How to allow syntax `2h30` when syntax `2h 30` works?

Hello, I created with lezer a mini-language to write basic stuff like 1+3*8 or abc in ["a", "b", "c"]. However, I’d like to add a syntax to add hours, like 2h30. By doing:

BinaryExpressionInfix {
  Expression !hour Hour Expression | …
}
Hour[@isGroup=Sign] { @specialize<Identifier, "h"> }

I can make the syntax 2h 30 work, unfortunately I can’t remove the space to make it compatible with the syntax 2h30. My understanding is that lezer scans the full token, i.e. h30 (since numbers are allowed in tokens), and don’t recognize it as h… but I don’t know how to fix this issue. For now, my tokens are:

@tokens {
  Identifier { $[a-zA-Z]$[a-zA-Z0-9_]* }
  Number { @digit+ }
  space { @whitespace+ } 
}

but if I turn it into:

Identifier { OneLetter (OneLetter | Digit)* }
Number { Digit+}
@tokens {
  OneLetter { $[a-zA-Z] }
  Digit { @digit }
  space { @whitespace+ } 
}

then I will not be able to use @specialize<Identifier, "if"> is Identifier is not anymore a token… What is the solution to my problem?

Right. h30 matches your Identifier token, so that won’t be parsed as an h identifier. If your syntax requires the h to be between numbers with no spaces around it, you’ll probably want to make that a single token. If they are actual different tokens that allow spaces between them, then that seems awkward to parse. You could add an external specializer for identifiers that recognizes the h + two digits formats and assigns a specific token type to it, I guess.

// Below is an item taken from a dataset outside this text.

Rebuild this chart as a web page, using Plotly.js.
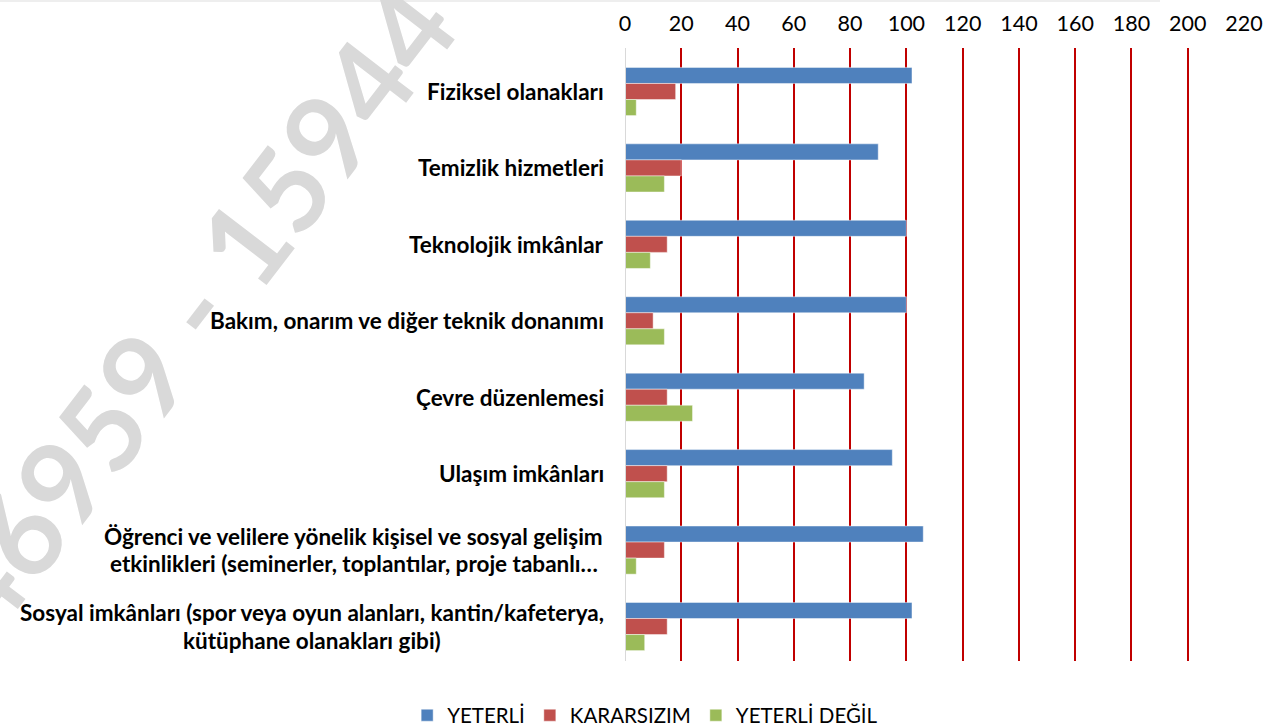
<!DOCTYPE html>
<html>
<head>
<meta charset="utf-8">
<script src="https://cdn.plot.ly/plotly-3.0.1.min.js"></script>
<style>html,body{margin:0;padding:0;background:#fff;}#chart{width:1275px;height:727px;}</style>
</head>
<body>
<div id="chart"></div>
<script>
const categories = [
  "Fiziksel olanakları",
  "Temizlik hizmetleri",
  "Teknolojik imkânlar",
  "Bakım, onarım ve diğer teknik donanımı",
  "Çevre düzenlemesi",
  "Ulaşım imkânları",
  "Öğrenci ve velilere yönelik kişisel ve sosyal gelişim<br>etkinlikleri (seminerler, toplantılar, proje tabanlı…",
  "Sosyal imkânları (spor veya oyun alanları, kantin/kafeterya,<br>kütüphane olanakları gibi)"
];
const seriesNames = ["YETERLİ", "KARARSIZIM", "YETERLİ DEĞİL"];
const yeterli = [102, 90, 100, 100, 85, 95, 106, 102];
const kararsizim = [18, 20, 15, 10, 15, 15, 14, 15];
const yeterliDegil = [4, 14, 9, 14, 24, 14, 4, 7];
const xTicks = [0, 20, 40, 60, 80, 100, 120, 140, 160, 180, 200, 220];
const watermark = "46959 - 15944";

const colors = ["#4F81BD", "#C0504D", "#9BBB59"];
const values = [yeterli, kararsizim, yeterliDegil];

const data = values.map((v, i) => ({
  type: "bar",
  orientation: "h",
  name: seriesNames[i],
  x: v,
  y: categories,
  marker: {color: colors[i], line: {color: "rgba(255,255,255,0.45)", width: 1}},
  hoverinfo: "x+name"
}));

const W = 1275, H = 727;
const M = {l: 625, r: 31, t: 48, b: 66};
const plotW = W - M.l - M.r, plotH = H - M.t - M.b;
const px2x = p => (p - M.l) / plotW;
const px2y = p => (H - M.b - p) / plotH;

const FONT = "Lato, 'Open Sans', sans-serif";
const LABEL_SIZE = 22.5;
const labelFont = {family: FONT, size: LABEL_SIZE, color: "#000", weight: 700};

const ctx = document.createElement("canvas").getContext("2d");
ctx.font = "bold " + LABEL_SIZE + "px Lato";

const annotations = [];
annotations.push({
  xref: "paper", yref: "paper",
  x: px2x(192), y: px2y(308),
  xanchor: "center", yanchor: "middle",
  text: "<b>" + watermark + "</b>",
  textangle: -52.5,
  showarrow: false,
  font: {family: FONT, size: 116, color: "#D9D9D9"}
});

const RIGHT_PX = 604;
const LINE_H = 27.5;
categories.forEach(c => {
  const lines = c.split("<br>");
  if (lines.length === 1) {
    annotations.push({
      xref: "paper", yref: "y",
      x: px2x(RIGHT_PX + 2), y: c,
      xanchor: "right", yanchor: "middle",
      text: "<b>" + c + "</b>",
      showarrow: false,
      font: labelFont
    });
  } else {
    const w = Math.max(...lines.map(l => ctx.measureText(l).width));
    const cx = RIGHT_PX - w / 2;
    lines.forEach((l, i) => {
      annotations.push({
        xref: "paper", yref: "y",
        x: px2x(cx), y: c,
        xanchor: "center", yanchor: "middle",
        yshift: ((lines.length - 1) / 2 - i) * LINE_H,
        text: "<b>" + l + "</b>",
        showarrow: false,
        font: labelFont
      });
    });
  }
});

const layout = {
  width: W, height: H,
  margin: {l: M.l, r: M.r, t: M.t, b: M.b, autoexpand: false},
  paper_bgcolor: "#fff", plot_bgcolor: "#fff",
  barmode: "group",
  bargap: 0.37,
  bargroupgap: 0,
  font: {family: FONT, size: 21, color: "#000"},
  xaxis: {
    side: "top",
    range: [0, 220],
    tickvals: xTicks,
    ticktext: xTicks.map(String),
    showgrid: true,
    gridcolor: "#C00000",
    gridwidth: 2,
    zeroline: false,
    showline: false,
    ticks: "",
    ticklabelstandoff: 12,
    tickfont: {family: FONT, size: 21.5, color: "#000"},
    fixedrange: true
  },
  yaxis: {
    type: "category",
    categoryarray: categories,
    range: [7.451, -0.569],
    showticklabels: false,
    showgrid: false,
    zeroline: false,
    showline: false,
    ticks: "",
    fixedrange: true
  },
  shapes: [
    {type: "line", xref: "x", yref: "paper", x0: 0, x1: 0, y0: 0, y1: 1,
     line: {color: "#D9D9D9", width: 2}},
    {type: "line", xref: "paper", yref: "paper", x0: px2x(0), x1: px2x(1160), y0: px2y(1), y1: px2y(1),
     line: {color: "#EEEEEE", width: 2}}
  ],
  legend: {
    orientation: "h",
    xref: "container", yref: "container",
    x: 0.506, xanchor: "center",
    y: 0.016, yanchor: "middle",
    font: {family: FONT, size: 20.5, color: "#000"},
    traceorder: "normal",
    itemwidth: 30
  },
  annotations: annotations,
  showlegend: true
};

Plotly.newPlot("chart", data, layout, {displayModeBar: false});
</script>
</body>
</html>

Thanks, but what do you mean by single token? If my memory is good if I put the h in

Hour[@isGroup=Sign] { "h" }

it will fail, like if I put:

@tokens {
  Identifier { $[a-zA-Z]$[a-zA-Z0-9_]* }
  Number { @digit+ }
  H { "h" }
  space { @whitespace+ } 
}

since tokens will overlap. Or am I missing something?

You can specify precedence between tokens. So a token like Time { @digit @digit? "h" @digit @digit } will conflict with your number token, but you can say (in the @tokens block) @precedence { Time Number } to indicate that if both apply, the time token should be used.

But my understanding of precedence is that if I do that I will not be able to define variables named with an h like in hello, since it will first try to parse the h, prioritize h over a generic token, and then fail to continue the parsing (it’s the reason why I needed to use specialize in the first place)

The token I showed above doesn’t match h, so no, that won’t be an actual problem.